(Rows from a dataset of charts and code)
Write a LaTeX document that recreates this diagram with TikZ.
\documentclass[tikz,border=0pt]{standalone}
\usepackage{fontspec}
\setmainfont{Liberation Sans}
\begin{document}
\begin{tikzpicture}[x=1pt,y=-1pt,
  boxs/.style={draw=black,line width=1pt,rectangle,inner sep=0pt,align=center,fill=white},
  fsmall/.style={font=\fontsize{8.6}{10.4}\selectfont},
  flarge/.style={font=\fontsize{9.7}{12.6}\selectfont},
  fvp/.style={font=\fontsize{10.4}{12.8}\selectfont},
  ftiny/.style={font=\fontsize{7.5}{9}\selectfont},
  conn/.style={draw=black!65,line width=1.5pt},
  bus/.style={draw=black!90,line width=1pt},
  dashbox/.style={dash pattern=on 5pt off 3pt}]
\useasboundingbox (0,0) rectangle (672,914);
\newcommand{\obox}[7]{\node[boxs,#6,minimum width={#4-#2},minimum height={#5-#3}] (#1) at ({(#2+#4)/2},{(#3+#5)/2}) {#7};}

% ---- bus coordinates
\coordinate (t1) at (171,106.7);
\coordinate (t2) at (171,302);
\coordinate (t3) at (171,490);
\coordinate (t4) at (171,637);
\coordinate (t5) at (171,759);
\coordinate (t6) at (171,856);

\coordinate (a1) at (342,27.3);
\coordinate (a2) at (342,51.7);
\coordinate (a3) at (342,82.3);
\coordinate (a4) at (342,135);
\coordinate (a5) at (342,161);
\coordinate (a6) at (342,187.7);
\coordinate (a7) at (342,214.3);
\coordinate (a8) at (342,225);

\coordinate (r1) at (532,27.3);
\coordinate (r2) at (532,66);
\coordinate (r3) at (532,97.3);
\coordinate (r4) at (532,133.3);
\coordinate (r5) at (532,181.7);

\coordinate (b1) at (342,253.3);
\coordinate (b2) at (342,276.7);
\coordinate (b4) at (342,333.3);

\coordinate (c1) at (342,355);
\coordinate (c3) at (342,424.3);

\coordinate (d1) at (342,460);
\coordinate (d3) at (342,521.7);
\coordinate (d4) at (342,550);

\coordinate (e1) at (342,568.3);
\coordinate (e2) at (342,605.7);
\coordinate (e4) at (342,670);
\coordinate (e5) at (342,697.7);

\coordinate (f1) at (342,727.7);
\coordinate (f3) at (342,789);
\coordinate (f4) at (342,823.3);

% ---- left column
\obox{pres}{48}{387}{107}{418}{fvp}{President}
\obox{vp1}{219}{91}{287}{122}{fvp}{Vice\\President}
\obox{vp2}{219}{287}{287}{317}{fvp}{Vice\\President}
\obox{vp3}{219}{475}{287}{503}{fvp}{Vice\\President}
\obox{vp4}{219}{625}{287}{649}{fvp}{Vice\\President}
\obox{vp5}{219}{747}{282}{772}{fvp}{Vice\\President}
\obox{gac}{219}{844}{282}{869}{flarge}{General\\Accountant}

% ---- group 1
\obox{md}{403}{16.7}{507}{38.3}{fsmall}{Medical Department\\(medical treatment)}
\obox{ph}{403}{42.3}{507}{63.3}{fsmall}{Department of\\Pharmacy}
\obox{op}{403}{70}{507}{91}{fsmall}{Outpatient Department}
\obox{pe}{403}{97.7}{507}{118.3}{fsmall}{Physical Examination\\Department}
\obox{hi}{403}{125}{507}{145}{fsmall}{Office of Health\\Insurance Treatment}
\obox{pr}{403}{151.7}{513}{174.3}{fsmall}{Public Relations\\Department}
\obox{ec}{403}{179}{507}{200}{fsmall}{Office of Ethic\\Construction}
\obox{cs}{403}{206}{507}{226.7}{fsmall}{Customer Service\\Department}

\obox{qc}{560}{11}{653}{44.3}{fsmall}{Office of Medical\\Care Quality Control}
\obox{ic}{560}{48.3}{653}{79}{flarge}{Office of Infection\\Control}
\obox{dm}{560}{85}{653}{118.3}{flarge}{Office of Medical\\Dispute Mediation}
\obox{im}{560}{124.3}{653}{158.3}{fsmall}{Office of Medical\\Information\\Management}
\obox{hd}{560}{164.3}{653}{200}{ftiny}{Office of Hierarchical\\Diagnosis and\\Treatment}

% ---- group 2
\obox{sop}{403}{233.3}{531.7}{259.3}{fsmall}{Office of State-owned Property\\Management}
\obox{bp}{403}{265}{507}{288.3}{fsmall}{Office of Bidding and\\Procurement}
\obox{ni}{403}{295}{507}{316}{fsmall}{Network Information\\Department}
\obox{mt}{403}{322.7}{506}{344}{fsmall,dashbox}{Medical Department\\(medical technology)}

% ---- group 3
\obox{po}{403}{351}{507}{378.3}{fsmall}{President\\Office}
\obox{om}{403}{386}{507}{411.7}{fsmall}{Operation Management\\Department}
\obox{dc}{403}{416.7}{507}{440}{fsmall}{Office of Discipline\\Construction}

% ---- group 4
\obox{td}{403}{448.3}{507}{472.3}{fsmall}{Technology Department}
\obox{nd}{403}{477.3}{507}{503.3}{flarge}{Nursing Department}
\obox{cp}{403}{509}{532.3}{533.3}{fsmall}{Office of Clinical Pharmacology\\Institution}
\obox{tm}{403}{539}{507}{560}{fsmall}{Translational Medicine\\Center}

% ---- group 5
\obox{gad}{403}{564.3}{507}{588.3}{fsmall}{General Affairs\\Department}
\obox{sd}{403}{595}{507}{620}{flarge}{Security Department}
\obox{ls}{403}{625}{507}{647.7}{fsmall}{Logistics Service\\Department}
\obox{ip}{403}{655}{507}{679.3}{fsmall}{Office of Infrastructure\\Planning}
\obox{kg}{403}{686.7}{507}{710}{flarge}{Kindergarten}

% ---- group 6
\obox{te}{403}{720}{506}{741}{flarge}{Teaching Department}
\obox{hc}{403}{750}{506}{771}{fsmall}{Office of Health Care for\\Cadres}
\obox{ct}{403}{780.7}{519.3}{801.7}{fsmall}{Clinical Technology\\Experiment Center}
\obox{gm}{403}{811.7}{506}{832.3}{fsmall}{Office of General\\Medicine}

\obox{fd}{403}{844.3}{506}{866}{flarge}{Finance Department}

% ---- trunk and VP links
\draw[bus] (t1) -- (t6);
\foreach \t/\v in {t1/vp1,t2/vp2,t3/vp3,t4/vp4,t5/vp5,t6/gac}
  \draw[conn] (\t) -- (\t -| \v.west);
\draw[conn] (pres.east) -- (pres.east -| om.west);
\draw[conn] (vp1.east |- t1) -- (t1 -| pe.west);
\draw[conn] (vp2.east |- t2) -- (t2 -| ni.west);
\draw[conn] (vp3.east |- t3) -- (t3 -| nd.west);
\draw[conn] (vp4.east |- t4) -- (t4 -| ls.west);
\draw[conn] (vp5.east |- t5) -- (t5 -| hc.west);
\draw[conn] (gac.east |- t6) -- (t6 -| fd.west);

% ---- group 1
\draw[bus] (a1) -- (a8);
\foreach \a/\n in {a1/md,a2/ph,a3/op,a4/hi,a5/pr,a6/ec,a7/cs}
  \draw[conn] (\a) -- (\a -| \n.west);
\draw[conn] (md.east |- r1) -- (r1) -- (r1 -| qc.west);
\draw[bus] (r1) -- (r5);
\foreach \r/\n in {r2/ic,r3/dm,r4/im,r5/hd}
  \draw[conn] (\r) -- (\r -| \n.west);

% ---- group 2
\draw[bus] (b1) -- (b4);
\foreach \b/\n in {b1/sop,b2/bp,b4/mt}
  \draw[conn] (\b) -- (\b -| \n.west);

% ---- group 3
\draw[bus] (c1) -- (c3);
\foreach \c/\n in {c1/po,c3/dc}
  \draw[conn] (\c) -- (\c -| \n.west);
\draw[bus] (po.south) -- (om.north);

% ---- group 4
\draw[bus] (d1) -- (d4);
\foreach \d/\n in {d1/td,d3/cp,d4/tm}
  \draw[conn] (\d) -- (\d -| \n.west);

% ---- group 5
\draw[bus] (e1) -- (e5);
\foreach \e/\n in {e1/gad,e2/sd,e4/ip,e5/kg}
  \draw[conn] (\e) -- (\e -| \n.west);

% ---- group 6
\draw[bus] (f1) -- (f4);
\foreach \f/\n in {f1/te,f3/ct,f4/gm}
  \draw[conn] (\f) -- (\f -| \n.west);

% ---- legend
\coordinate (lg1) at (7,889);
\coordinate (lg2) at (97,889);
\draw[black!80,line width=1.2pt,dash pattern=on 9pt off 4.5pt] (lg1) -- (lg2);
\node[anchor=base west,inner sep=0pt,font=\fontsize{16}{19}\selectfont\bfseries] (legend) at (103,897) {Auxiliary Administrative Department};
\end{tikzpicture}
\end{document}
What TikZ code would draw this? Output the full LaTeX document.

**Given exercise**
List the lines that contain the word "LaTeX".

**Solution**
Write a LaTeX document that recreates this diagram with TikZ.
What TikZ code would draw this? Output the full LaTeX document.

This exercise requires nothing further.